DTM Budapest, Race 1
DTM Budapest, Race 2
Podium on Saturday

Five Audi RS 5 DTM cars in the top ten and 41 points in total: Audi has achieved its best result this season to date in Saturday’s race of the DTM’s visit to Hungary at Budapest. The Swiss Nico Müller (Audi Sport Team Abt Sportsline) in third position clinched his first podium this season. 


Following a difficult start of the season, Audi presented itself in stronger form at the Hungaroring right from the beginning. In the first free practice session on Friday, Jamie Green (Audi Sport Team Rosberg) set the best time and in rain on Saturday morning DTM rookie Robin Frijns was in front. In the subsequent qualifying, Nico Müller in the Castrol EDGE Audi RS 5 DTM only had to admit defeat to Paul Di Resta in a Mercedes-Benz by 135 thousandths of a second. René Rast (Audi Sport Team Rosberg) in his comeback drive following his serious accident at the Lausitzring took position four on the grid.
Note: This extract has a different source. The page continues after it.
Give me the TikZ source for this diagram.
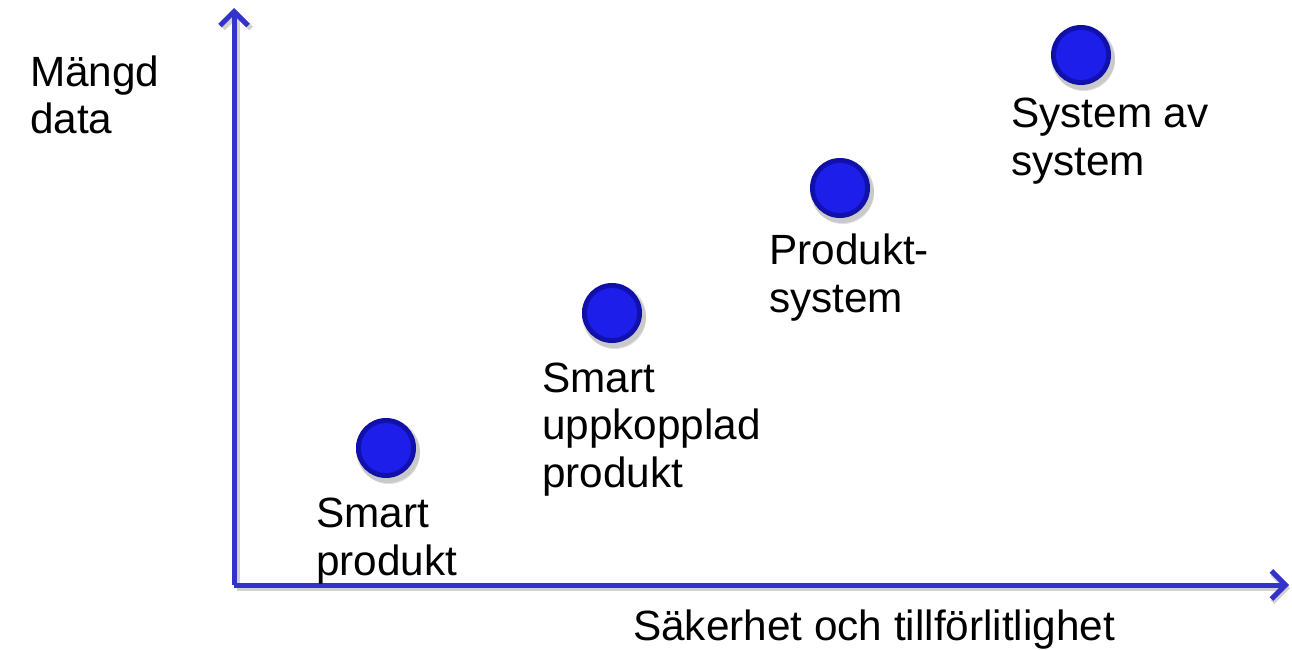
\documentclass[tikz,border=0pt]{standalone}
\usepackage{fontspec}
\setmainfont{Liberation Sans}
\usetikzlibrary{arrows.meta}
\definecolor{axisblue}{RGB}{51,51,204}
\definecolor{ballin}{RGB}{30,30,235}
\definecolor{ballout}{RGB}{15,15,165}
\tikzset{
  axisline/.style={line width=5pt, color=axisblue, -{Straight Barb[length=14pt,width=28pt,line width=5pt]}},
  axisshadow/.style={line width=5pt, color=black, opacity=0.18, -{Straight Barb[length=14pt,width=28pt,line width=5pt]}},
  lbl/.style={anchor=base west, inner sep=0pt, align=left, font=\fontsize{42.3}{47.5}\selectfont},
}
\newcommand{\myball}[2]{%
  \fill[black, opacity=0.12] (#1+3,#2+5) circle (31);
  \fill[black, opacity=0.10] (#1+2,#2+3) circle (32);
  \shade[inner color=ballin, outer color=ballout] (#1,#2) circle (30);
  \fill[ballin] (#1,#2) circle (25);
}
\begin{document}
\begin{tikzpicture}[x=1pt,y=-1pt]
\useasboundingbox (0,0) rectangle (1292,650);
\coordinate (O) at (234,585);
\coordinate (Ytip) at (234,8);
\coordinate (Xtip) at (1289,585);
\coordinate (Os) at (237,588);
\coordinate (Ys) at (237,11);
\coordinate (Xs) at (1290,588);
\draw[axisshadow] (Os) -- (Ys);
\draw[axisshadow] (Os) -- (Xs);
\draw[axisline] (O) -- (Ytip);
\draw[axisline] (O) -- (Xtip);
\myball{386}{448}
\myball{612}{313}
\myball{840}{188}
\myball{1081}{55}
\node[lbl] (ylab) at (30,134) {Mängd\\data};
\node[lbl] (b1) at (316,575) {Smart\\produkt};
\node[lbl] (b2) at (542,487) {Smart\\uppkopplad\\produkt};
\node[lbl] (b3) at (769,312) {Produkt-\\system};
\node[lbl] (b4) at (1011,175) {System av\\system};
\node[lbl] (xlab) at (633,640) {Säkerhet och tillförlitlighet};
\end{tikzpicture}
\end{document}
In the race, the Audi drivers used extremely diverse strategies. Jamie Green, for instance, stopped after only one lap and Mike Rockenfeller just shortly before the end of the race. Nico Müller was defending second position in the early stage but, following his pit stop on lap ten, dropped behind Lucas Auer in a Mercedes-Benz. Afterwards he brought third position home in commanding style in spite of having come under pressure from René Rast in the final stage. Rast had pitted later and was able to attack on the fresher tires. 


“This was a good day,” said Nico Müller. “The front row, the first podium this year and many good points: the season has finally started for me! I’m happy for my team and my guys. We made a good step ahead this weekend. Without the incidents in Sunday’s race I’d have probably finished in the points again.”

Chaos on Sunday

In Sunday’s turbulent second race at the Hungaroring, a rain shower turned the racing action completely on its head. In the end, the drivers who in rather unpromising positions had made their mandatory pit stops right at the beginning of the race were running in front. 
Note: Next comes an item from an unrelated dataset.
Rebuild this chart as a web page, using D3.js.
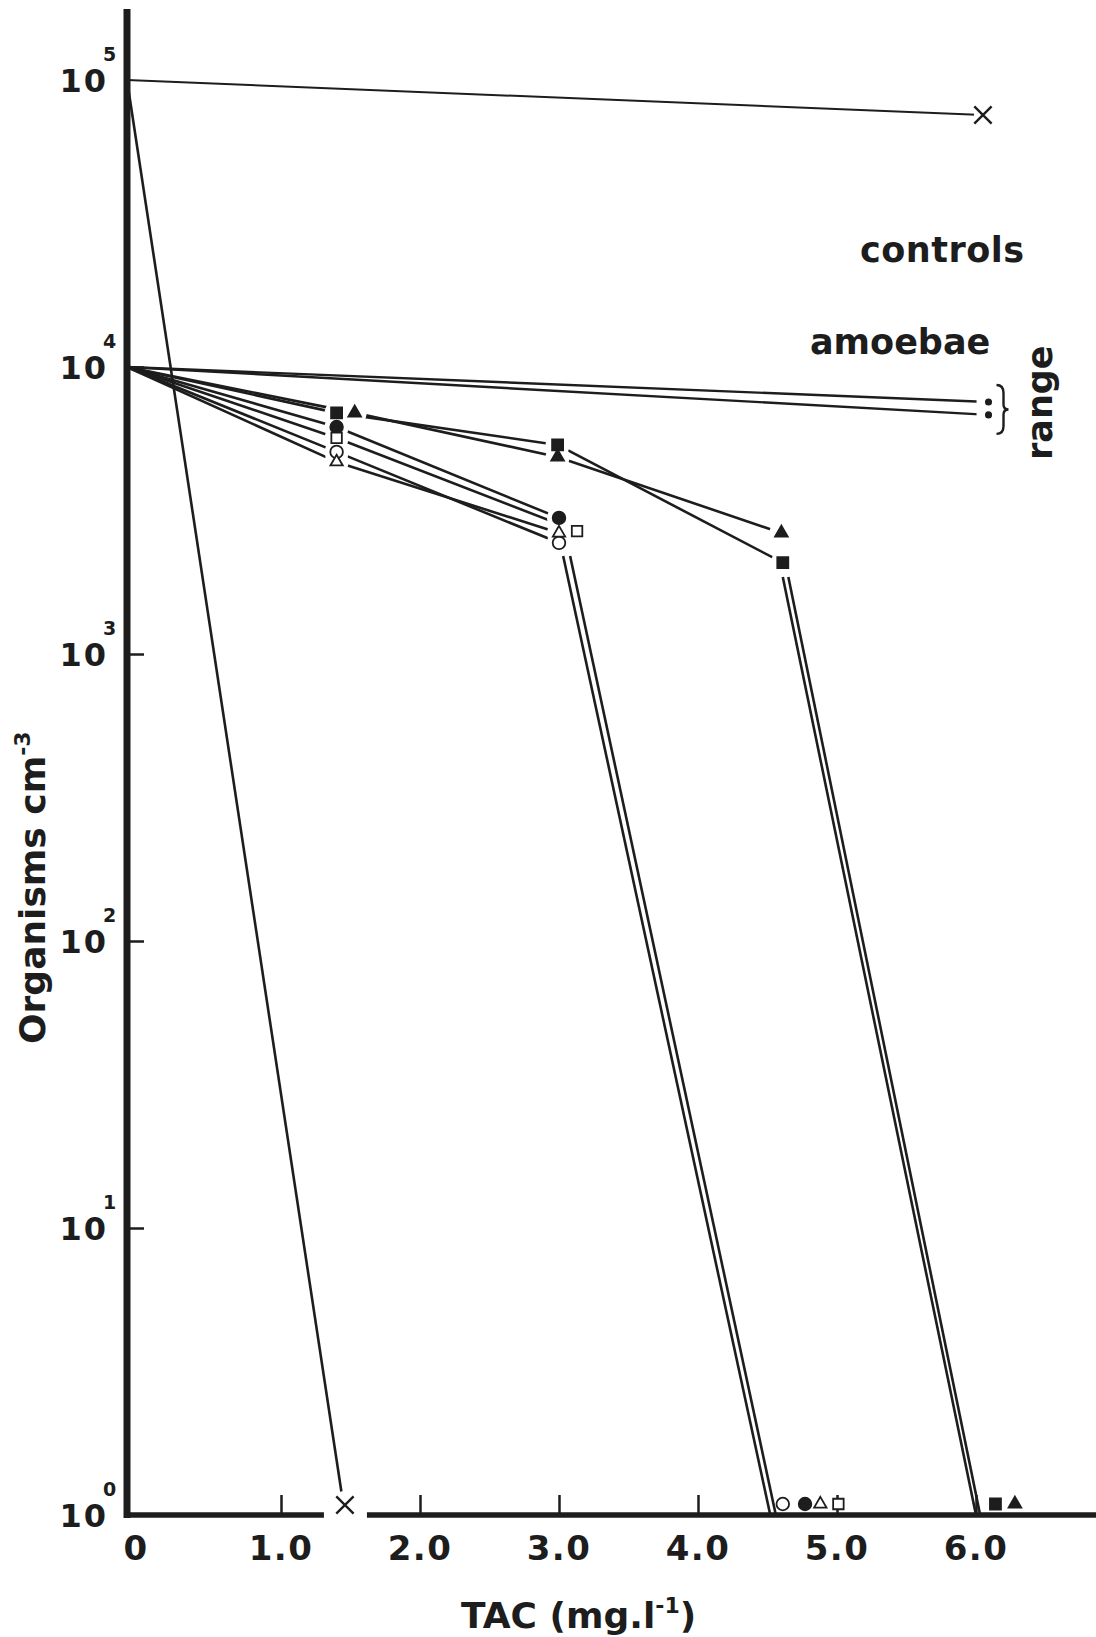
<!DOCTYPE html>
<html lang="en">
<head>
<meta charset="utf-8">
<title>TAC and organisms</title>
<script src="https://cdn.jsdelivr.net/npm/d3@7"></script>
<style>
  body { margin: 0; background: #fff; }
  text { font-family: "DejaVu Sans", sans-serif; font-weight: bold; fill: #1d1d1d; }
</style>
</head>
<body>
<script>

// Width and height
var w = 1096;
var h = 1637;

// Axis ticks
var tacTicks = [0, 1, 2, 3, 4, 5, 6];
var tacLabels = ["0", "1.0", "2.0", "3.0", "4.0", "5.0", "6.0"];
var countTicks = [1, 10, 100, 1000, 10000, 100000];
var countExps = ["0", "1", "2", "3", "4", "5"];

// Controls: [TAC, organisms per cm3]
var controlTop = [[0, 100000], [6.05, 75500]];
var controlKill = [[0, 100000], [1.46, 1]];
var amoebaeHigh = [[0, 10000], [6.09, 7550]];
var amoebaeLow = [[0, 10000], [6.09, 6810]];

// Treated cultures, one array per symbol
var squareFilled = [[0, 10000], [1.40, 6920], [2.99, 5350], [4.61, 2080]];
var triangleFilled = [[0, 10000], [1.53, 6920], [2.99, 4860], [4.60, 2640]];
var circleFilled = [[0, 10000], [1.40, 6180], [3.00, 2980]];
var squareOpen = [[0, 10000], [1.40, 5660], [3.13, 2680]];
var circleOpen = [[0, 10000], [1.40, 5060], [3.00, 2440]];
var triangleOpen = [[0, 10000], [1.40, 4670], [3.00, 2640]];

// Cultures with no survivors (plotted on the axis)
var zeroTac = [4.61, 4.77, 4.88, 5.01, 6.14, 6.28];
var zeroSym = ["circleOpen", "circleFilled", "triangleOpen", "squareOpen", "squareFilled", "triangleFilled"];

// Double lines falling to zero
var dropLines = [
	[[3.03, 2195], [4.52, 1]],
	[[3.08, 2195], [4.56, 1]],
	[[4.61, 1855], [6.00, 1]],
	[[4.65, 1855], [6.03, 1]]
];

// hand drawn axis: ticks are not quite even
var xScale = d3.scaleLinear().domain([0, 1, 6]).range([127, 281, 976]);
var yScale = d3.scaleLog().domain([1, 100000]).range([1515, 80]);

var ink = "#1d1d1d";

// X marker
var symbolCross = {
	draw: function(ctx, size) {
		var r = Math.sqrt(size) / 2;
		ctx.moveTo(-r, -r); ctx.lineTo(r, r);
		ctx.moveTo(r, -r); ctx.lineTo(-r, r);
	}
};

var symbols = {
	squareFilled:   {type: d3.symbolSquare,   size: 121, fill: true},
	triangleFilled: {type: d3.symbolTriangle, size: 70,  fill: true},
	circleFilled:   {type: d3.symbolCircle,   size: 125, fill: true},
	squareOpen:     {type: d3.symbolSquare,   size: 110, fill: false},
	circleOpen:     {type: d3.symbolCircle,   size: 125, fill: false},
	triangleOpen:   {type: d3.symbolTriangle, size: 66,  fill: false},
	dot:            {type: d3.symbolCircle,   size: 22,  fill: true},
	cross:          {type: symbolCross,       size: 300, fill: false}
};

var series = [
	{pts: squareFilled, sym: "squareFilled"},
	{pts: triangleFilled, sym: "triangleFilled"},
	{pts: circleFilled, sym: "circleFilled"},
	{pts: squareOpen, sym: "squareOpen"},
	{pts: circleOpen, sym: "circleOpen"},
	{pts: triangleOpen, sym: "triangleOpen"}
];

var svg = d3.select("body").append("svg")
	.attr("width", w)
	.attr("height", h);

svg.append("rect").attr("width", w).attr("height", h).attr("fill", "#fff");

var line = d3.line()
	.x(function(d) { return xScale(d[0]); })
	.y(function(d) { return yScale(d[1]); });

// lines first
var lineGroup = svg.append("g")
	.attr("fill", "none")
	.attr("stroke", ink)
	.attr("stroke-linejoin", "round");

lineGroup.append("path").attr("d", line(controlTop)).attr("stroke-width", 2);
lineGroup.append("path").attr("d", line(controlKill)).attr("stroke-width", 2.6);
lineGroup.append("path").attr("d", line(amoebaeHigh)).attr("stroke-width", 2.4);
lineGroup.append("path").attr("d", line(amoebaeLow)).attr("stroke-width", 2.4);

series.forEach(function(s) {
	lineGroup.append("path").attr("d", line(s.pts)).attr("stroke-width", 2.6);
});

dropLines.forEach(function(d) {
	lineGroup.append("path").attr("d", line(d)).attr("stroke-width", 2.6);
});

// every marker that is not on the axis
var markers = [];
series.forEach(function(s) {
	s.pts.slice(1).forEach(function(p) { markers.push({x: p[0], y: p[1], sym: s.sym, dy: 0}); });
});
markers.push({x: controlTop[1][0], y: controlTop[1][1], sym: "cross", dy: 0});
markers.push({x: amoebaeHigh[1][0], y: amoebaeHigh[1][1], sym: "dot", dy: 0});
markers.push({x: amoebaeLow[1][0], y: amoebaeLow[1][1], sym: "dot", dy: 0});

var bottomMarkers = zeroTac.map(function(t, i) {
	return {x: t, y: 1, sym: zeroSym[i], dy: -11};
});
var killMarker = {x: controlKill[1][0], y: controlKill[1][1], sym: "cross", dy: -10};

// white gaps round the markers, like the pen drawing
svg.append("g").selectAll("circle")
	.data(markers.concat([killMarker]))
	.enter()
	.append("circle")
	.attr("cx", function(d) { return xScale(d.x); })
	.attr("cy", function(d) { return yScale(d.y) + d.dy; })
	.attr("r", function(d) { return d.sym == "cross" ? (d.dy ? 14 : 9) : 12; })
	.attr("fill", "#fff");

// y axis
svg.append("line")
	.attr("x1", xScale(0)).attr("x2", xScale(0))
	.attr("y1", 9).attr("y2", yScale(1) + 3)
	.attr("stroke", ink).attr("stroke-width", 7);

var yAxis = d3.axisRight(yScale)
	.tickValues([10, 100, 1000, 10000])
	.tickSize(17)
	.tickFormat("");
var yg = svg.append("g").attr("transform", "translate(" + xScale(0) + ",0)").call(yAxis);
yg.select(".domain").remove();
yg.selectAll(".tick line").attr("stroke", ink).attr("stroke-width", 2.5);

// x axis, broken round the X on it
var gapL = xScale(killMarker.x) - 21;
var gapR = xScale(killMarker.x) + 22;
svg.append("line")
	.attr("x1", xScale(0) - 3).attr("x2", gapL)
	.attr("y1", yScale(1)).attr("y2", yScale(1))
	.attr("stroke", ink).attr("stroke-width", 5.5);
svg.append("line")
	.attr("x1", gapR).attr("x2", w)
	.attr("y1", yScale(1)).attr("y2", yScale(1))
	.attr("stroke", ink).attr("stroke-width", 5.5);

var xAxis = d3.axisTop(xScale)
	.tickValues(tacTicks.slice(1))
	.tickSize(20)
	.tickFormat("");
var xg = svg.append("g").attr("transform", "translate(0," + yScale(1) + ")").call(xAxis);
xg.select(".domain").remove();
xg.selectAll(".tick line").attr("stroke", ink).attr("stroke-width", 2.5);

// markers
var symbolPath = function(d) {
	var s = symbols[d.sym];
	return d3.symbol().type(s.type).size(s.size)();
};
svg.append("g").selectAll("path")
	.data(markers.concat(bottomMarkers, [killMarker]))
	.enter()
	.append("path")
	.attr("transform", function(d) {
		return "translate(" + xScale(d.x) + "," + (yScale(d.y) + d.dy) + ")";
	})
	.attr("d", symbolPath)
	.attr("fill", function(d) { return symbols[d.sym].fill ? ink : "#fff"; })
	.attr("stroke", ink)
	.attr("stroke-width", function(d) { return d.sym == "cross" ? 2.4 : 1.8; });

// tick labels
svg.append("g").selectAll("text")
	.data(tacTicks)
	.enter()
	.append("text")
	.attr("x", function(d) { return xScale(d) + (d == 0 ? 9 : 0); })
	.attr("y", 1560)
	.attr("text-anchor", "middle")
	.attr("font-size", 34)
	.attr("letter-spacing", 1.5)
	.text(function(d, i) { return tacLabels[i]; });

var yLab = svg.append("g").selectAll("g")
	.data(countTicks)
	.enter()
	.append("g");
yLab.append("text")
	.attr("x", 108)
	.attr("y", function(d) { return yScale(d) + 12; })
	.attr("text-anchor", "end")
	.attr("font-size", 32)
	.attr("letter-spacing", 2)
	.text("10");
yLab.append("text")
	.attr("x", 103)
	.attr("y", function(d) { return yScale(d) - 19; })
	.attr("font-size", 19)
	.text(function(d, i) { return countExps[i]; });

// axis titles
var yTitle = svg.append("text")
	.attr("transform", "translate(45,1044) rotate(-90)")
	.attr("font-size", 36);
yTitle.append("tspan").text("Organisms cm");
yTitle.append("tspan").attr("dy", -15).attr("font-size", 22).text("-3");

var xTitle = svg.append("text")
	.attr("x", 461)
	.attr("y", 1628)
	.attr("font-size", 36);
xTitle.append("tspan").text("TAC (mg.l");
xTitle.append("tspan").attr("dy", -15).attr("font-size", 22).text("-1");
xTitle.append("tspan").attr("dy", 15).text(")");

// annotations
svg.append("text").attr("x", 860).attr("y", 262).attr("font-size", 35).attr("letter-spacing", 0.5).text("controls");
svg.append("text").attr("x", 810).attr("y", 354).attr("font-size", 35).text("amoebae");
svg.append("text")
	.attr("transform", "translate(1052,460) rotate(-90)")
	.attr("font-size", 35)
	.text("range");

// brace next to the two control dots
var bx = xScale(amoebaeHigh[1][0]) + 8;
var bt = yScale(amoebaeHigh[1][1]) - 17;
var bb = yScale(amoebaeLow[1][1]) + 19;
var bm = (bt + bb) / 2;
svg.append("path")
	.attr("d", "M" + bx + "," + bt +
		" Q" + (bx + 7) + "," + bt + " " + (bx + 7) + "," + (bt + 8) +
		" L" + (bx + 7) + "," + (bm - 5) +
		" Q" + (bx + 7) + "," + bm + " " + (bx + 12) + "," + bm +
		" Q" + (bx + 7) + "," + bm + " " + (bx + 7) + "," + (bm + 5) +
		" L" + (bx + 7) + "," + (bb - 8) +
		" Q" + (bx + 7) + "," + bb + " " + bx + "," + bb)
	.attr("fill", "none")
	.attr("stroke", ink)
	.attr("stroke-width", 2.4);

</script>
</body>
</html>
One of the winners of the DTM gamble at Budapest was Mike Rockenfeller from Audi Sport Team Phoenix. After having started the race from grid position 16, “Rocky” changed tyres right on lap one. After seven laps, a heavy rain shower caused three serious accidents in the pit lane and a longer interruption of the race that disadvantaged all the drivers who had not pitted yet or happened to be in the pit lane at the time the race was stopped. Except for Rockenfeller, this included all other five Audi drivers. 


“This was a crazy race,” said the 2013 DTM Champion, who placed fourth after the restart. “That I nearly made it onto the podium is completely secondary today. The pictures of the accidents in the pit lane looked horrible. The last thing we want is for someone to get injured. I hope the victims weren’t hurt as badly as things looked at the first moment. I’m keeping my fingers crossed for them!”

“Steps forward”

“The most important thing is that, fortunately, it looks like the consequences of the accidents in the pit lane weren’t as grave as had to be feared initially,” said Head of Audi Motorsport Dieter Gass. “The situation was difficult for all drivers because they didn’t know what conditions to expect in the pit lane. Due to the red flag, everyone who hadn’t pitted yet was no longer in contention. In the end, Mike Rockenfeller still scored a fourth place. That’s not bad but, after yesterday, we had higher expectations. This weekend we saw once again how unpredictable the DTM is. Nico’s (Müller) podium on Saturday and a total of five cars in the points were a good performance. In the race on Sunday we were fast as well, but the Red Flag, unfortunately, came at exactly the wrong time for us. We made progress at Budapest and I’m hoping for our form curve to continue pointing upwards in the next races too.”